NK Kreševo-Stanić
- Full name: Nogometni Klub Kreševo-Stanić
- Founded: 1956; 69 years ago
- Ground: Stamal Arena
| Home colours | Away colours |

= NK Kreševo-Stanić =

Association football club

NK Kreševo-Stanić is a Bosnian football team based in the Central Bosnian town of Kreševo. The home ground is the Stamal Arena in Kreševo.

==History==
Soccer began in Kreševo in the summer of 1956 when students would return from school and play against the nearby towns of Kiseljak and Fojnica. In 1966 the Mayor of the town of Branko Tavra designated some land for the formation of an official football club and a stadium was built with the help of the players.

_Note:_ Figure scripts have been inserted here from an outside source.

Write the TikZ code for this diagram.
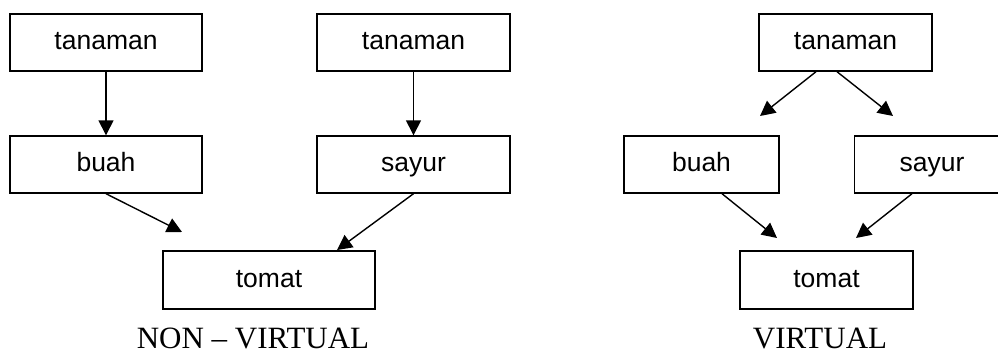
\documentclass[tikz,border=0pt]{standalone}
\usepackage{fontspec}
\setmainfont{Liberation Sans}
\newfontfamily\capfont{Liberation Serif}
\usetikzlibrary{arrows.meta}
\begin{document}
\begin{tikzpicture}[x=1pt,y=-1pt,
  box/.style={draw,line width=1.4pt,inner sep=0pt,text height=19pt,text depth=5pt,font=\fontsize{26.5}{30}\selectfont},
  conn/.style={line width=1.4pt,-{Triangle[length=15pt,width=15pt]}},
  captext/.style={anchor=base,inner sep=0pt,font=\capfont\fontsize{31}{34}\selectfont}]
\useasboundingbox (0,0) rectangle (998,354);
\clip (0,0) rectangle (998,354);
% left: non-virtual
\node[box,minimum width=192pt,minimum height=57pt] (t1) at (106,42.5) {tanaman};
\node[box,minimum width=192pt,minimum height=57pt] (b1) at (106,164.5) {buah};
\node[box,minimum width=193pt,minimum height=57pt] (t2) at (413.5,42.5) {tanaman};
\node[box,minimum width=193pt,minimum height=57pt] (s1) at (413.5,164.5) {sayur};
\node[box,minimum width=212pt,minimum height=58pt] (m1) at (269,280) {tomat};
\coordinate (e1) at (182,232);
\coordinate (e2) at (337,250);
\draw[conn] (t1) -- (b1);
\draw[conn] (t2) -- (s1);
\draw[conn] (b1.south) -- (e1);
\draw[conn] (s1.south) -- (e2);
\node[captext] (c1) at (253,348) {NON – VIRTUAL};
% right: virtual
\node[box,minimum width=173pt,minimum height=57pt] (t3) at (845.5,42.5) {tanaman};
\node[box,minimum width=155pt,minimum height=57pt] (b3) at (701.5,164.5) {buah};
\node[box,minimum width=155pt,minimum height=57pt] (s3) at (932,164.5) {sayur};
\node[box,minimum width=173pt,minimum height=58pt] (m3) at (826.5,280) {tomat};
\coordinate (e3) at (760,116);
\coordinate (e4) at (893,116);
\coordinate (e5) at (777,238);
\coordinate (e6) at (856,238);
\draw[conn] ([xshift=-29.5pt]t3.south) -- (e3);
\draw[conn] ([xshift=-8.5pt]t3.south) -- (e4);
\draw[conn] ([xshift=20.5pt]b3.south) -- (e5);
\draw[conn] ([xshift=-20pt]s3.south) -- (e6);
\node[captext] (c3) at (820,348) {VIRTUAL};
\end{tikzpicture}
\end{document}
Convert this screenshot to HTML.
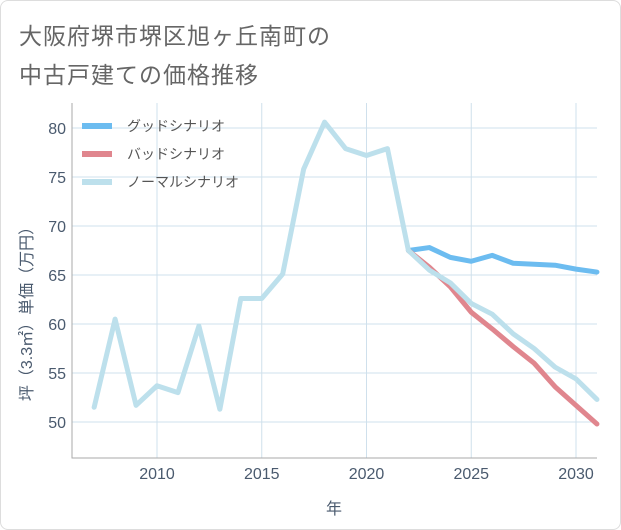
<!DOCTYPE html>
<html><head><meta charset="utf-8">
<style>
body{margin:0;background:#fff;}
#wrap{position:relative;width:619px;height:528px;border:1px solid #ddd;border-radius:8px;overflow:hidden;background:#fff;font-family:"Liberation Sans","Noto Sans CJK JP",sans-serif;}
.title{position:absolute;left:18px;font-size:23px;color:#666;letter-spacing:1px;}
</style></head><body>
<div id="wrap">
<div class="title" style="top:16px">大阪府堺市堺区旭ヶ丘南町の</div>
<div class="title" style="top:55px">中古戸建ての価格推移</div>
<svg id="chart" width="621" height="530" style="position:absolute;left:-1px;top:-1px"></svg>
</div>
<script>
const years=[2007,2008,2009,2010,2011,2012,2013,2014,2015,2016,2017,2018,2019,2020,2021,2022,2023,2024,2025,2026,2027,2028,2029,2030,2031];
const normalVals=[51.5,60.5,51.7,53.7,53.0,59.8,51.3,62.6,62.6,65.1,75.8,80.6,77.9,77.2,77.9,67.5,65.5,64.2,62.1,61.0,59.0,57.5,55.6,54.4,52.3];
const goodYears=[2022,2023,2024,2025,2026,2027,2028,2029,2030,2031];
const goodVals=[67.5,67.8,66.8,66.4,67.0,66.2,66.1,66.0,65.6,65.3];
const badVals=[67.5,65.8,63.8,61.2,59.5,57.7,56.0,53.6,51.7,49.8];
const xTicks=[2010,2015,2020,2025,2030];
const yTicks=[50,55,60,65,70,75,80];
const L=72,R=597,T=103,B=458;
const x=v=>157+(v-2010)*20.95;
const y=v=>128+(80-v)*9.8;
const svg=document.getElementById('chart');
const NS='http://www.w3.org/2000/svg';
const TC='#4a5a6e';
function mk(t,a){const e=document.createElementNS(NS,t);for(const k in a)e.setAttribute(k,a[k]);svg.appendChild(e);return e;}
xTicks.forEach(t=>{
 const l=mk('line',{x1:x(t),x2:x(t),y1:T,y2:B,stroke:'#cfe0ec','stroke-width':1});
 
 
 const tx=mk('text',{x:x(t),y:479,'text-anchor':'middle','font-size':16,fill:TC});
 tx.textContent=t;
 
 
});
yTicks.forEach(t=>{
 const l=mk('line',{x1:L,x2:R,y1:y(t),y2:y(t),stroke:'#cfe0ec','stroke-width':1});
 
 
 const tx=mk('text',{x:66,y:y(t)+6,'text-anchor':'end','font-size':16,fill:TC});
 tx.textContent=t;
 
 
});
const ax=mk('path',{d:`M${L},${T}V${B}H${R}`,fill:'none',stroke:'#aaa','stroke-width':1});


function line(xs,vs,color,name){
 const p=mk('polyline',{points:xs.map((v,i)=>x(v)+','+y(vs[i])).join(' '),fill:'none',stroke:color,'stroke-width':5,'stroke-linejoin':'round','stroke-linecap':'round'});
 
 
}
line(goodYears,goodVals,'#6cbcf0','good-scenario-line');
line(goodYears,badVals,'#e0868e','bad-scenario-line');
line(years,normalVals,'#bde0ec','normal-scenario-line');
const legend=[['グッドシナリオ','#6cbcf0'],['バッドシナリオ','#e0868e'],['ノーマルシナリオ','#bde0ec']];
legend.forEach((d,i)=>{
 const yy=126+i*28;
 const r=mk('rect',{x:82,y:yy-3,width:30,height:6,fill:d[1]});
 
 
 const t=mk('text',{x:127,y:yy+5,'font-size':14,fill:'#555'});
 t.textContent=d[0];
 
 
});
const xt=mk('text',{x:334,y:514,'text-anchor':'middle','font-size':16,fill:TC});
xt.textContent='年';


const yt=mk('text',{x:0,y:0,'text-anchor':'middle','font-size':16,fill:TC,transform:'translate(32,310) rotate(-90)'});
yt.textContent='坪（3.3㎡）単価（万円）';


</script>
</body></html>
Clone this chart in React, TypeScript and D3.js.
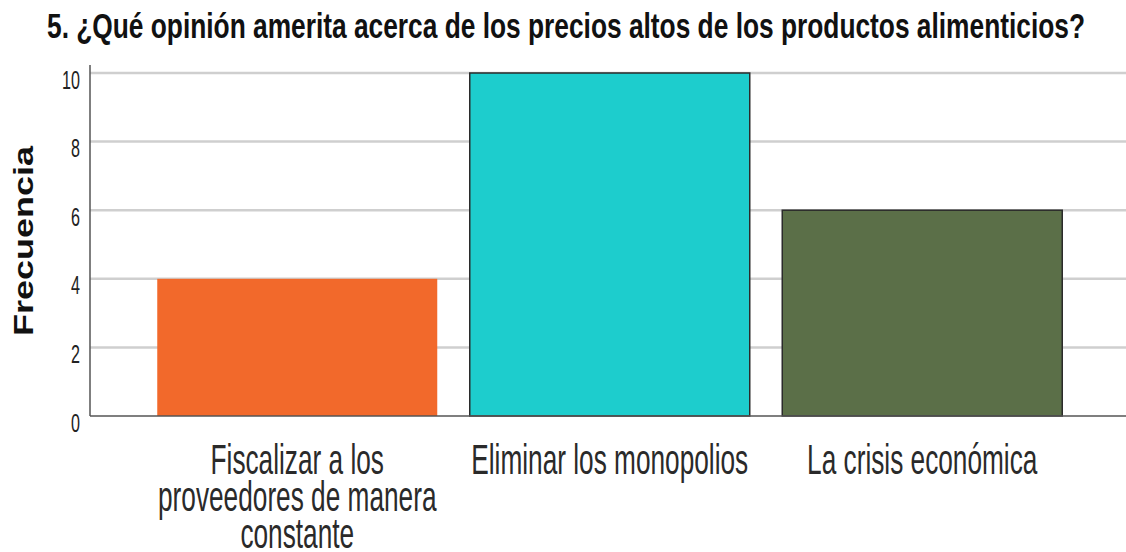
import { useEffect, useRef } from 'react';
import * as d3 from 'd3';

const title = "5. ¿Qué opinión amerita acerca de los precios altos de los productos alimenticios?";
const yLabel = "Frecuencia";
const categories = ["Fiscalizar a los proveedores de manera constante", "Eliminar los monopolios", "La crisis económica"];
const categoryLines = [
  ["Fiscalizar a los", "proveedores de manera", "constante"],
  ["Eliminar los monopolios"],
  ["La crisis económica"],
];
const frequencies = [4, 10, 6];
const barColors = ["#F2692B", "#1DCDCD", "#5B6F48"];
const barStrokes = ["none", "#2b2b2b", "#2b2b2b"];
const yTicks = [0, 2, 4, 6, 8, 10];

export default function App() {
  const svgRef = useRef<SVGSVGElement>(null);

  useEffect(() => {
    if (!svgRef.current) return;
    const svg = d3.select(svgRef.current);
    svg.selectAll("*").remove();

    const W = 1126, H = 552;
    const axisX = 90, baseY = 416, topY = 73;
    const font = "'Liberation Sans', Arial, sans-serif";

    const x = d3.scaleBand<string>()
      .domain(categories)
      .range([141, 1078.5])
      .paddingInner(0.104)
      .paddingOuter(0.052);
    const y = d3.scaleLinear().domain([0, 10]).range([baseY, topY]);

    svg.append("rect").attr("width", W).attr("height", H).attr("fill", "#fff");

    // title
    svg.append("text")
      .attr("x", 47)
      .attr("y", 38)
      .attr("textLength", 1038)
      .attr("lengthAdjust", "spacingAndGlyphs")
      .style("font-family", font)
      .style("font-weight", "bold")
      .style("font-size", "35px")
      .attr("fill", "#111")
      .text(title);

    // gridlines
    svg.append("g")
      .selectAll("line")
      .data(yTicks.filter(t => t > 0))
      .enter()
      .append("line")
      .attr("x1", axisX)
      .attr("x2", W)
      .attr("y1", d => y(d))
      .attr("y2", d => y(d))
      .attr("stroke", "#cfcfcf")
      .attr("stroke-width", 2.5);

    // bars
    svg.append("g")
      .selectAll("rect")
      .data(frequencies)
      .enter()
      .append("rect")
      .attr("x", (_, i) => x(categories[i])!)
      .attr("y", d => y(d))
      .attr("width", x.bandwidth())
      .attr("height", d => baseY - y(d))
      .attr("fill", (_, i) => barColors[i])
      .attr("stroke", (_, i) => barStrokes[i])
      .attr("stroke-width", 1.5);

    // y axis
    const yAxis = svg.append("g")
      .attr("transform", `translate(${axisX},0)`)
      .call(d3.axisLeft(y).tickValues(yTicks).tickSize(0).tickPadding(0).tickFormat(d3.format("d")));
    yAxis.select(".domain").remove();
    yAxis.selectAll<SVGTextElement, number>(".tick text")
      .attr("x", 0)
      .attr("dy", "0.35em")
      .attr("transform", "translate(-10,6) scale(0.62,1)")
      .style("font-family", font)
      .style("font-size", "26px")
      .attr("fill", "#222");

    svg.append("line")
      .attr("x1", axisX).attr("x2", axisX)
      .attr("y1", 65).attr("y2", baseY)
      .attr("stroke", "#555").attr("stroke-width", 1.5);

    // x axis
    const xAxis = svg.append("g")
      .attr("transform", `translate(0,${baseY})`)
      .call(d3.axisBottom(x).tickSize(0).tickFormat(() => ""));
    xAxis.select(".domain")
      .attr("d", `M${axisX},0H${W}`)
      .attr("stroke", "#555")
      .attr("stroke-width", 1.5);
    xAxis.selectAll<SVGGElement, string>(".tick").each(function (_, i) {
      const g = d3.select(this);
      g.select("text").remove();
      const t = g.append("text")
        .attr("transform", "translate(0,58) scale(0.61,1)")
        .attr("text-anchor", "middle")
        .style("font-family", font)
        .style("font-size", "43px")
        .attr("fill", "#2a2a2a");
      categoryLines[i].forEach((line, j) => {
        t.append("tspan").attr("x", 0).attr("dy", j === 0 ? 0 : 37).text(line);
      });
    });

    // y label
    svg.append("text")
      .attr("transform", `translate(33,241) rotate(-90) scale(1,0.77)`)
      .attr("text-anchor", "middle")
      .style("font-family", font)
      .style("font-weight", "bold")
      .style("font-size", "36px")
      .attr("fill", "#111")
      .text(yLabel);
  }, []);

  return (
    <svg
      ref={svgRef}
      width={1126}
      height={552}
      style={{ position: "absolute", left: 0, top: 0, display: "block" }}
    />
  );
}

In 1969, Kreševo played its first match against Mladosti from Sarajevo and emerged victorious 5–4. Shortly after when the potential was evident in this small town, it registered to compete in the Sarajevo district.

After playing for some time in the Second Division North in Bosnia and Herzegovina, NK Kreševo were promoted at the expense of their neighbouring town NK Kiseljak.

2004/05 was NK Kreševo's 1st season in the First League of the Federation of Bosnia and Herzegovina where they finished in a respectable 4th place. In 2005/2006 season the club struggled somewhat and narrowly avoided relegation by finishing 13, with all teams below them being relegated.

However, in 2006/2007, headed by Spomenko Bošnjak (who had a bright career in the premier leagues of both Croatia and Bosnia and Herzegovina) in a Player/Coach role, the club was leading the 1st division after 4 rounds and was pushing for promotion into the Premier League of Bosnia and Herzegovina.